Truth-telling is a common denominator between strong journalists and strong whistleblowers. We share certain kinds of risks in varying degrees. Journalists are really braver. I have tried a little to reveal truths that the public is mainly indifferent to, but that affect their well being and safety. Among many others, I add my gratitude to the late Goto-san for his service to humanity in revealing far more profound truths at great personal risk.

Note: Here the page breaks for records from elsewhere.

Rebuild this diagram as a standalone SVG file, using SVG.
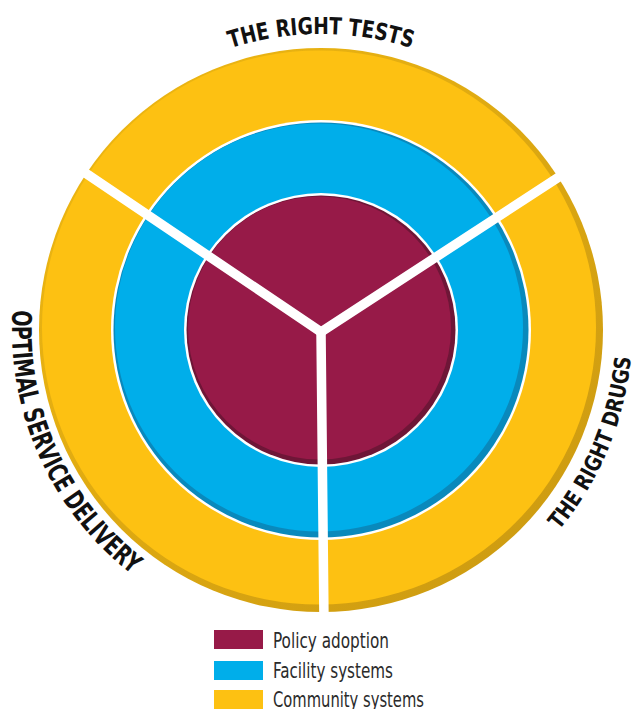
<svg xmlns="http://www.w3.org/2000/svg" xmlns:xlink="http://www.w3.org/1999/xlink" width="633" height="709" viewBox="0 0 633 709">
  <style>
    .ttl { font-family: 'Liberation Sans Narrow', 'DejaVu Sans Condensed', 'Liberation Sans', sans-serif; font-weight: bold; fill: #111111; }
    .leg { font-family: 'Liberation Sans Narrow', 'DejaVu Sans Condensed', 'Liberation Sans', sans-serif; font-size: 22px; fill: #2b2b2b; }
  </style>
  <defs>
    <linearGradient id="yRim" x1="0" y1="0" x2="1" y2="1">
      <stop offset="0" stop-color="#F1B912"/>
      <stop offset="1" stop-color="#C99811"/>
    </linearGradient>
    <path id="arcTop" d="M 25,330 A 296,296 0 0 1 617,330"/>
    <path id="arcLeft" d="M 321,21 A 309,309 0 0 0 321,639"/>
    <path id="arcRight" d="M 321,641 A 311,311 0 0 0 321,19"/>
  </defs>
  <rect width="633" height="709" fill="#ffffff"/>

  <g id="community-systems">
    <circle cx="321" cy="330" r="282" fill="url(#yRim)"/>
    <circle cx="319" cy="327.5" r="277" fill="#FDC112"/>
  </g>
  <g id="facility-systems">
    <circle cx="321" cy="330" r="210" fill="#ffffff"/>
    <circle cx="321" cy="330" r="207.5" fill="#0989BC"/>
    <circle cx="319" cy="327.5" r="204" fill="#00AEEA"/>
  </g>
  <g id="policy-adoption">
    <circle cx="321" cy="330" r="137" fill="#ffffff"/>
    <circle cx="321" cy="330" r="134.5" fill="#6E1637"/>
    <circle cx="319.5" cy="328" r="131.5" fill="#971A48"/>
  </g>

  <g id="connectors" stroke="#ffffff" stroke-width="9.5" stroke-linecap="round" fill="none">
    <line x1="78" y1="168" x2="321" y2="332"/>
    <line x1="321" y1="332" x2="565" y2="173"/>
    <line x1="321" y1="332" x2="324" y2="622"/>
  </g>

  <g id="label-tests">
    <text class="ttl" font-size="23.5"><textPath xlink:href="#arcTop" href="#arcTop" startOffset="50%" text-anchor="middle" textLength="184" lengthAdjust="spacingAndGlyphs">THE RIGHT TESTS</textPath></text>
  </g>
  <g id="label-delivery">
    <text class="ttl" font-size="27"><textPath xlink:href="#arcLeft" href="#arcLeft" startOffset="616" text-anchor="middle" textLength="302" lengthAdjust="spacingAndGlyphs">OPTIMAL SERVICE DELIVERY</textPath></text>
  </g>
  <g id="label-drugs">
    <text class="ttl" font-size="22.5"><textPath xlink:href="#arcRight" href="#arcRight" startOffset="366" text-anchor="middle" textLength="190" lengthAdjust="spacingAndGlyphs">THE RIGHT DRUGS</textPath></text>
  </g>

  <g id="legend">
    <rect x="214" y="630" width="49" height="19" fill="#971A48"/>
    <text class="leg" x="273" y="648" textLength="116" lengthAdjust="spacingAndGlyphs">Policy adoption</text>
    <rect x="214" y="661" width="49" height="19" fill="#00AEEA"/>
    <text class="leg" x="273" y="678" textLength="120" lengthAdjust="spacingAndGlyphs">Facility systems</text>
    <rect x="214" y="690" width="49" height="19" fill="#FDC112"/>
    <text class="leg" x="273" y="707" textLength="151" lengthAdjust="spacingAndGlyphs">Community systems</text>
  </g>
</svg>
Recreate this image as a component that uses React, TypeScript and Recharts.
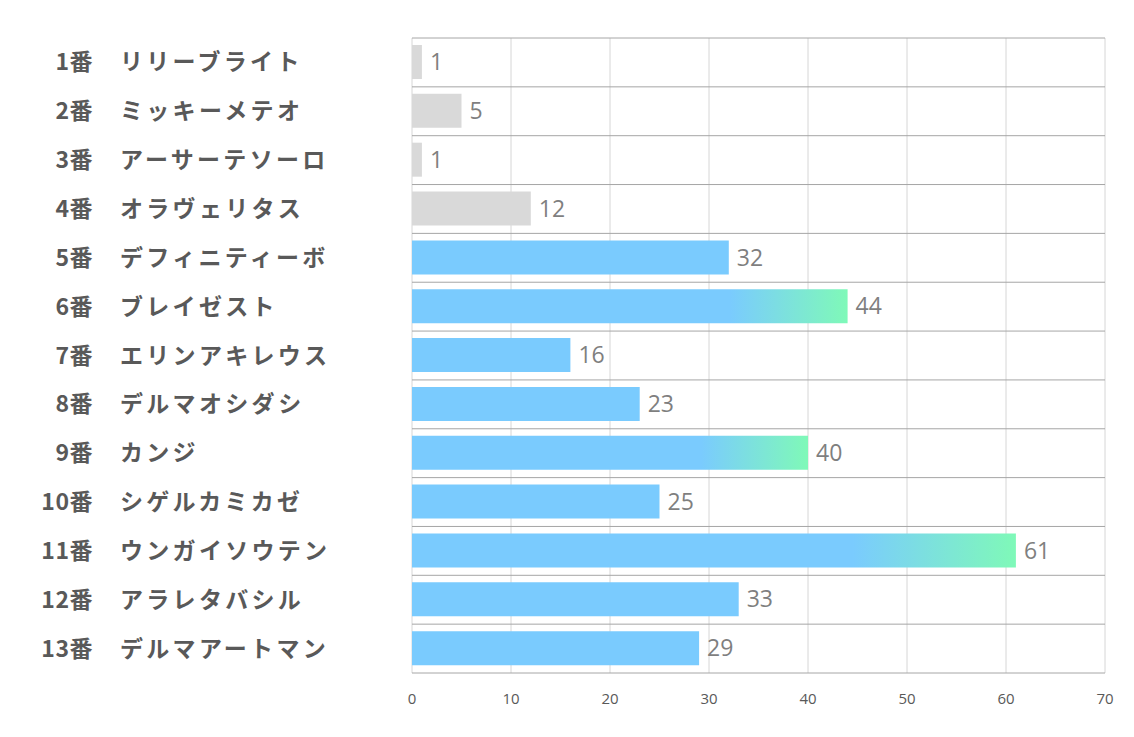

In this interview with Yigal, I tried to express that almost no one in Japan is really free to tell the truth in opposition to their own organization's overall goals. And--in general--there are some exceptions among people who operate independent of organizations--inasmuch as Japanese reporters are considered appendages of the organizations they're reporting on, they have no tradition of adversarial reporting, and that is the essence of journalism. So they report the news that their sources want them to report. Kenji Goto seems to be saying that what they do is not journalism. But he was a great journalist. I hope they learn from him.

Meanwhile, after I have tried to tell the story of Toyota's misdeeds, I notice that the company seems to expect that US journalists will fall into line and support its views. They are correct, most of the time. But not all of the time.

Thanks to Phil, Mitch, Paul, some others, and a few intrepid Davids for brazenly not meeting Toyota's expectations, and, here in Israel, Asher, Yigal, Lazar, and the TLV1 and i24 staffs. I wish I had a Japanese journalist to thank.



*Thanks to NYT reporter Martin Fackler for raising this tweet from the dead.